INSTRUCTION:
Extract the lines from the start through the line that holds "(0,0) rectangle (1259,848);", both included, omitting all images.

SUPPLIED DATA:

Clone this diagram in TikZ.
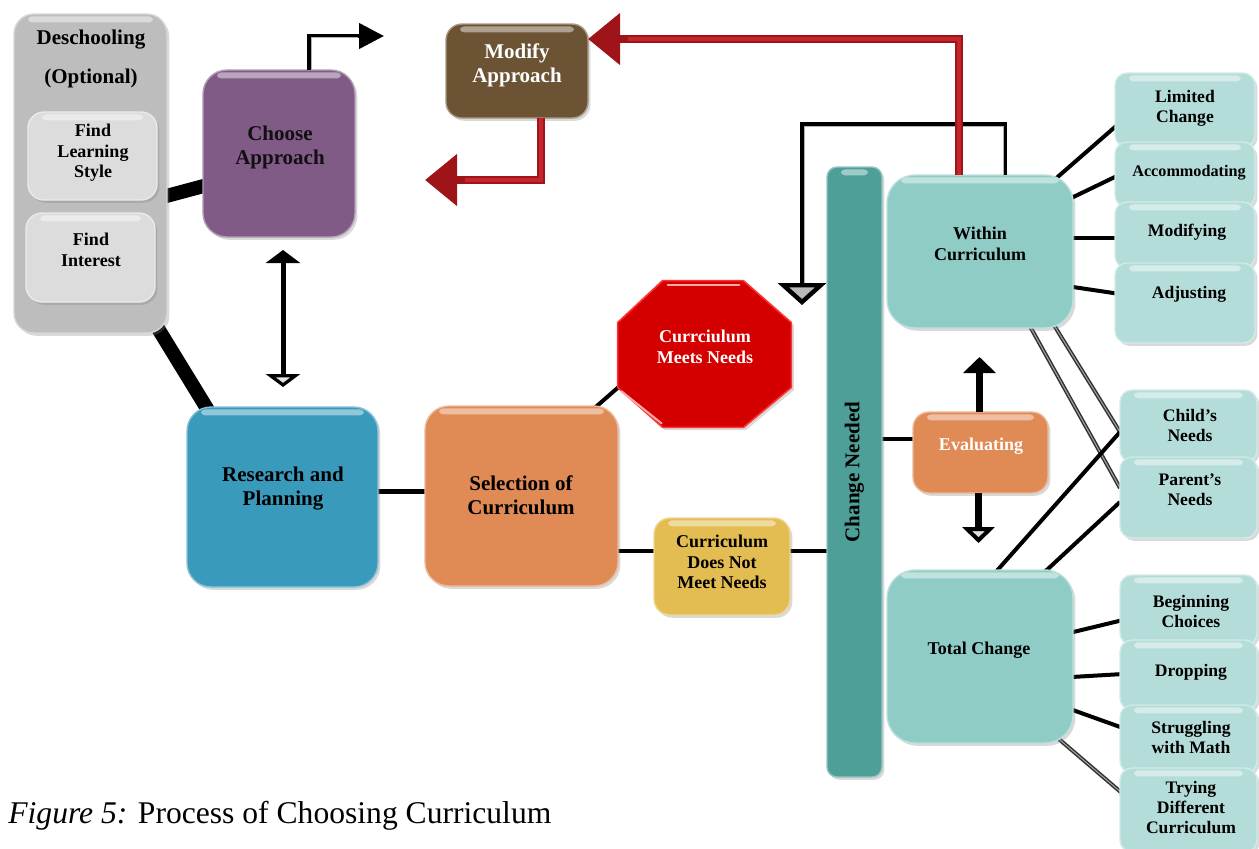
\documentclass[tikz,border=0pt]{standalone}
\usepackage{fontspec}
\setmainfont{Liberation Serif}
\usetikzlibrary{arrows.meta,fit,calc,backgrounds,shadows}

\definecolor{deschgray}{HTML}{BDBDBD}
\definecolor{innergray}{HTML}{DCDCDC}
\definecolor{purp}{HTML}{7F5B85}
\definecolor{brownbox}{HTML}{6B5333}
\definecolor{bluebox}{HTML}{3A9ABB}
\definecolor{orangebox}{HTML}{E08A55}
\definecolor{yellowbox}{HTML}{E3BC52}
\definecolor{stopred}{HTML}{D40000}
\definecolor{tealbar}{HTML}{4F9F99}
\definecolor{tealbox}{HTML}{8FCCC6}
\definecolor{lightteal}{HTML}{B4DDD9}
\definecolor{arrowred}{HTML}{9E1418}
\definecolor{arrowredmid}{HTML}{C4262B}

\tikzset{
  panel/.style={inner sep=0pt, outer sep=0pt, fill=#1, draw=#1!60!white, line width=0.7pt,
    drop shadow={opacity=0.3, shadow xshift=1.2pt, shadow yshift=-1.4pt},
    path picture={\fill[white, opacity=0.45, rounded corners=2pt]
      ([xshift=7pt,yshift=-1.2pt]path picture bounding box.north west) rectangle
      ([xshift=-7pt,yshift=-4.2pt]path picture bounding box.north east);}},
  lbl/.style={align=center, inner sep=0pt, text=black,
    font=\bfseries\fontsize{10.5}{12}\selectfont},
  lblsm/.style={lbl, font=\bfseries\fontsize{9}{10.2}\selectfont},
  lblxs/.style={lbl, font=\bfseries\fontsize{8.8}{10}\selectfont},
  link/.style={draw=black, line width=#1},
  greylink/.style={draw=black!80, line width=0.75pt, double=gray!70, double distance=0.5pt},
  blkarrow/.style={draw=black, line width=2.2pt, -{Triangle[length=12.5pt,width=12.5pt]}},
  backarrow/.style={draw=black, line width=2.2pt, -{Triangle[length=11pt,width=24pt,fill=gray!55]}},
  redarrow/.style={draw=arrowred, line width=4pt, -{Triangle[length=16pt,width=25pt]}},
  redcore/.style={draw=arrowredmid, line width=1.8pt},
  gloss/.style={line width=0.5pt}
}

\begin{document}
\begin{tikzpicture}[x=0.5pt,y=-0.5pt]
\useasboundingbox (0,0) rectangle (1259,848);

% ---------- left column ----------
\node[panel=deschgray, rounded corners=10pt, fit={(14,14) (167,333)}] (desch) {};
\node[lbl] (deschT) at (91,40) {Deschooling};
\node[lbl] (deschO) at (91,78) {(Optional)};
\node[panel=innergray, rounded corners=8pt, fit={(28,112) (157,200)}] (lstyle) {};
\node[lblsm] (lstyleT) at (93,153) {Find\\Learning\\Style};
\node[panel=innergray, rounded corners=8pt, fit={(26,213) (155,302)}] (interest) {};
\node[lblsm] (interestT) at (91,250) {Find\\Interest};

\node[panel=purp, rounded corners=12pt, fit={(203,70) (355,237)}] (choose) {};
\node[lbl, text=black!85!purp] (chooseT) at (280,147) {Choose\\Approach};

\node[panel=brownbox, rounded corners=8pt, fit={(446,24) (588,118)}] (modify) {};
\node[lbl, text=white] (modifyT) at (517,65) {Modify\\Approach};

\node[panel=bluebox, rounded corners=12pt, fit={(187,407) (378,587)}] (research) {};
\node[lbl] (researchT) at (283,489) {Research and\\Planning};

\node[panel=orangebox, rounded corners=12pt, fit={(425,406) (618,586)}] (select) {};
\node[lbl] (selectT) at (521,495) {Selection of\\Curriculum};

\node[panel=yellowbox, rounded corners=8pt, fit={(654,518) (790,615)}] (notmeet) {};
\node[lblsm] (notmeetT) at (722,562) {Curriculum\\Does Not\\Meet Needs};

% stop sign
\node[inner sep=0pt, fit={(618,281) (791,427)}] (meets) {};
\fill[stopred, draw=red!80!white, line width=0.8pt,
      drop shadow={opacity=0.3, shadow xshift=1.2pt, shadow yshift=-1.4pt}]
  ($(meets.north west)+(45,0)$) -- ($(meets.north east)+(-48,0)$)
  -- ($(meets.north east)+(0,42)$) -- ($(meets.south east)+(0,-40)$)
  -- ($(meets.south east)+(-48,0)$) -- ($(meets.south west)+(45,0)$)
  -- ($(meets.south west)+(0,-40)$) -- ($(meets.north west)+(0,42)$) -- cycle;
\draw[red!35!white, line width=1pt, line cap=round]
  ($(meets.north west)+(50,4)$) -- ($(meets.north east)+(-52,4)$);
\draw[red!35!white, line width=1pt, line cap=round]
  ($(meets.south west)+(4,-36)$) -- ($(meets.south west)+(44,-4)$);
\node[lblsm, text=white] (meetsT) at (705,347) {Currciulum\\Meets Needs};

% ---------- change column ----------
\node[panel=tealbar, rounded corners=5pt, fit={(827,167) (882,777)}] (change) {};
\node[lbl, rotate=90] (changeT) at (change.center) {Change Needed};

\node[panel=tealbox, rounded corners=14pt, fit={(887,175) (1073,328)}] (within) {};
\node[lblsm] (withinT) at (980,244) {Within\\Curriculum};

\node[panel=orangebox, rounded corners=8pt, fit={(913,412) (1048,493)}] (eval) {};
\node[lblsm, text=white] (evalT) at (981,446) {Evaluating};

\node[panel=tealbox, rounded corners=14pt, fit={(887,570) (1073,743)}] (total) {};
\node[lblsm] (totalT) at (979,650) {Total Change};

% ---------- right stacks ----------
\node[panel=lightteal, rounded corners=6pt, fit={(1115,73) (1255,147)}] (limited) {};
\node[panel=lightteal, rounded corners=6pt, fit={(1115,142) (1255,207)}] (accom) {};
\node[panel=lightteal, rounded corners=6pt, fit={(1115,202) (1255,268)}] (modif) {};
\node[panel=lightteal, rounded corners=6pt, fit={(1115,263) (1255,343)}] (adjust) {};
\node[lblxs] (limitedT) at (1185,108) {Limited\\Change};
\node[lblxs, font=\bfseries\fontsize{8.1}{10}\selectfont] (accomT) at (1189,173) {Accommodating};
\node[lblxs] (modifT) at (1187,232) {Modifying};
\node[lblxs] (adjustT) at (1189,294) {Adjusting};

\node[panel=lightteal, rounded corners=6pt, fit={(1120,390) (1257,462)}] (child) {};
\node[panel=lightteal, rounded corners=6pt, fit={(1120,457) (1257,538)}] (parent) {};
\node[lblxs] (childT) at (1190,425) {Child’s\\Needs};
\node[lblxs] (parentT) at (1190,490) {Parent’s\\Needs};

\node[panel=lightteal, rounded corners=6pt, fit={(1120,575) (1257,645)}] (begin) {};
\node[panel=lightteal, rounded corners=6pt, fit={(1120,640) (1257,710)}] (drop) {};
\node[panel=lightteal, rounded corners=6pt, fit={(1120,705) (1257,773)}] (strug) {};
\node[panel=lightteal, rounded corners=6pt, fit={(1120,768) (1257,852)}] (trying) {};
\node[lblxs] (beginT) at (1191,611) {Beginning\\Choices};
\node[lblxs] (dropT) at (1191,672) {Dropping};
\node[lblxs] (strugT) at (1191,737) {Struggling\\with Math};
\node[lblxs] (tryingT) at (1191,807) {Trying\\Different\\Curriculum};

% ---------- plain connectors behind the boxes ----------
\begin{scope}[on background layer]
  \draw[link=7pt] ($(desch.east)+(-10,25)$) -- ($(choose.west)+(10,30)$);
  \draw[link=7pt] ($(desch.south east)+(-16,-16)$) -- ($(research.north west)+(24,8)$);
  \draw[link=2.5pt] ($(research.east)+(-5,-6)$) -- ($(select.west)+(5,-5)$);
  \draw[link=2pt] ($(select.north east)+(-28,6)$) -- ($(meets.south west)+(12,-50)$);
  \draw[link=1.6pt] ($(select.east)+(-5,55)$) -- ($(notmeet.west)+(5,-15.5)$);
  \draw[link=1.6pt] ($(notmeet.east)+(-5,-15.5)$) -- ($(change.west)+(5,79)$);
  \draw[link=1.6pt] ($(change.east)+(-5,-33)$) -- ($(eval.west)+(5,-13.5)$);
  % within curriculum branches
  \draw[link=2pt] ($(within.north east)+(-20,6)$) -- ($(limited.west)+(5,12.6)$);
  \draw[link=2pt] ($(within.east)+(-10,-49.5)$) -- ($(accom.west)+(5,0)$);
  \draw[link=2pt] ($(within.east)+(-10,-13.5)$) -- ($(modif.west)+(5,3)$);
  \draw[link=2pt] ($(within.east)+(-10,34)$) -- ($(adjust.west)+(5,-9)$);
  % needs crossing
  \draw[greylink] ($(within.south)+(47,-7)$) -- ($(parent.west)+(0,-9.5)$);
  \draw[greylink] ($(within.south)+(72,-6)$) -- ($(child.west)+(0,6)$);
  \draw[link=2pt] ($(total.north)+(14,4)$) -- ($(child.west)+(0,6)$);
  \draw[link=2pt] ($(total.north)+(63,3.5)$) -- ($(parent.west)+(0,4.5)$);
  % total change branches
  \draw[link=2pt] ($(total.east)+(-10,-22)$) -- ($(begin.west)+(3,10)$);
  \draw[link=2pt] ($(total.east)+(-10,21)$) -- ($(drop.west)+(3,-1)$);
  \draw[link=2pt] ($(total.east)+(-10,50)$) -- ($(strug.west)+(3,-11)$);
  \draw[greylink] ($(total.south east)+(-20,-9)$) -- ($(trying.west)+(3,-16)$);
\end{scope}

% ---------- arrows ----------
\coordinate (chooseOut) at (384,36);
\draw[blkarrow] ($(choose.north)+(30,0)$) |- (chooseOut);
\draw[gray!60, gloss, shorten >=13pt] ($(choose.north)+(32,0)$) |- ($(chooseOut)+(0,1)$);

\draw[draw=black, line width=2.5pt,
  {Triangle[length=6.5pt,width=17pt]}-{Triangle[length=6.5pt,width=17pt,fill=gray!20]}]
  ($(choose.south)+(4,13)$) -- ($(research.north)+(0.5,-20)$);

\coordinate (backIn) at (802,305);
\draw[backarrow] ($(within.north)+(25,0)$) -- ++(0,-51) -| (backIn);
\draw[gray!60, gloss, shorten >=11pt] ($(within.north)+(23,0)$) -- ++(0,-49) -| ($(backIn)+(2,0)$);

\draw[redarrow] ($(within.north)+(-21,0)$) |- ($(modify.east)+(0,-32)$);
\draw[redcore, shorten >=20pt] ($(within.north)+(-21,0)$) |- ($(modify.east)+(0,-32)$);

\coordinate (redOut) at (425,180);
\draw[redarrow] ($(modify.south)+(24,0)$) |- (redOut);
\draw[redcore, shorten >=20pt] ($(modify.south)+(24,0)$) |- (redOut);

\coordinate (evalUp) at ($(eval.north)+(-1,-55)$);
\coordinate (evalDown) at ($(eval.south)+(-2,50)$);
\draw[draw=black, line width=3.5pt, -{Triangle[length=8pt,width=16pt]}] ($(eval.north)+(-1,0)$) -- (evalUp);
\draw[draw=black, line width=3.5pt, -{Triangle[length=8pt,width=16pt,fill=gray!25]}] ($(eval.south)+(-2,0)$) -- (evalDown);

% ---------- caption ----------
\node[anchor=base west, inner sep=0pt, font=\fontsize{15.8}{18}\selectfont] (caption) at (8,823)
  {\textit{Figure 5:} Process of Choosing Curriculum};
\end{tikzpicture}
\end{document}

TASK OUTPUT:
Clone this diagram in TikZ.
\documentclass[tikz,border=0pt]{standalone}
\usepackage{fontspec}
\setmainfont{Liberation Serif}
\usetikzlibrary{arrows.meta,fit,calc,backgrounds,shadows}

\definecolor{deschgray}{HTML}{BDBDBD}
\definecolor{innergray}{HTML}{DCDCDC}
\definecolor{purp}{HTML}{7F5B85}
\definecolor{brownbox}{HTML}{6B5333}
\definecolor{bluebox}{HTML}{3A9ABB}
\definecolor{orangebox}{HTML}{E08A55}
\definecolor{yellowbox}{HTML}{E3BC52}
\definecolor{stopred}{HTML}{D40000}
\definecolor{tealbar}{HTML}{4F9F99}
\definecolor{tealbox}{HTML}{8FCCC6}
\definecolor{lightteal}{HTML}{B4DDD9}
\definecolor{arrowred}{HTML}{9E1418}
\definecolor{arrowredmid}{HTML}{C4262B}

\tikzset{
  panel/.style={inner sep=0pt, outer sep=0pt, fill=#1, draw=#1!60!white, line width=0.7pt,
    drop shadow={opacity=0.3, shadow xshift=1.2pt, shadow yshift=-1.4pt},
    path picture={\fill[white, opacity=0.45, rounded corners=2pt]
      ([xshift=7pt,yshift=-1.2pt]path picture bounding box.north west) rectangle
      ([xshift=-7pt,yshift=-4.2pt]path picture bounding box.north east);}},
  lbl/.style={align=center, inner sep=0pt, text=black,
    font=\bfseries\fontsize{10.5}{12}\selectfont},
  lblsm/.style={lbl, font=\bfseries\fontsize{9}{10.2}\selectfont},
  lblxs/.style={lbl, font=\bfseries\fontsize{8.8}{10}\selectfont},
  link/.style={draw=black, line width=#1},
  greylink/.style={draw=black!80, line width=0.75pt, double=gray!70, double distance=0.5pt},
  blkarrow/.style={draw=black, line width=2.2pt, -{Triangle[length=12.5pt,width=12.5pt]}},
  backarrow/.style={draw=black, line width=2.2pt, -{Triangle[length=11pt,width=24pt,fill=gray!55]}},
  redarrow/.style={draw=arrowred, line width=4pt, -{Triangle[length=16pt,width=25pt]}},
  redcore/.style={draw=arrowredmid, line width=1.8pt},
  gloss/.style={line width=0.5pt}
}

\begin{document}
\begin{tikzpicture}[x=0.5pt,y=-0.5pt]
\useasboundingbox (0,0) rectangle (1259,848);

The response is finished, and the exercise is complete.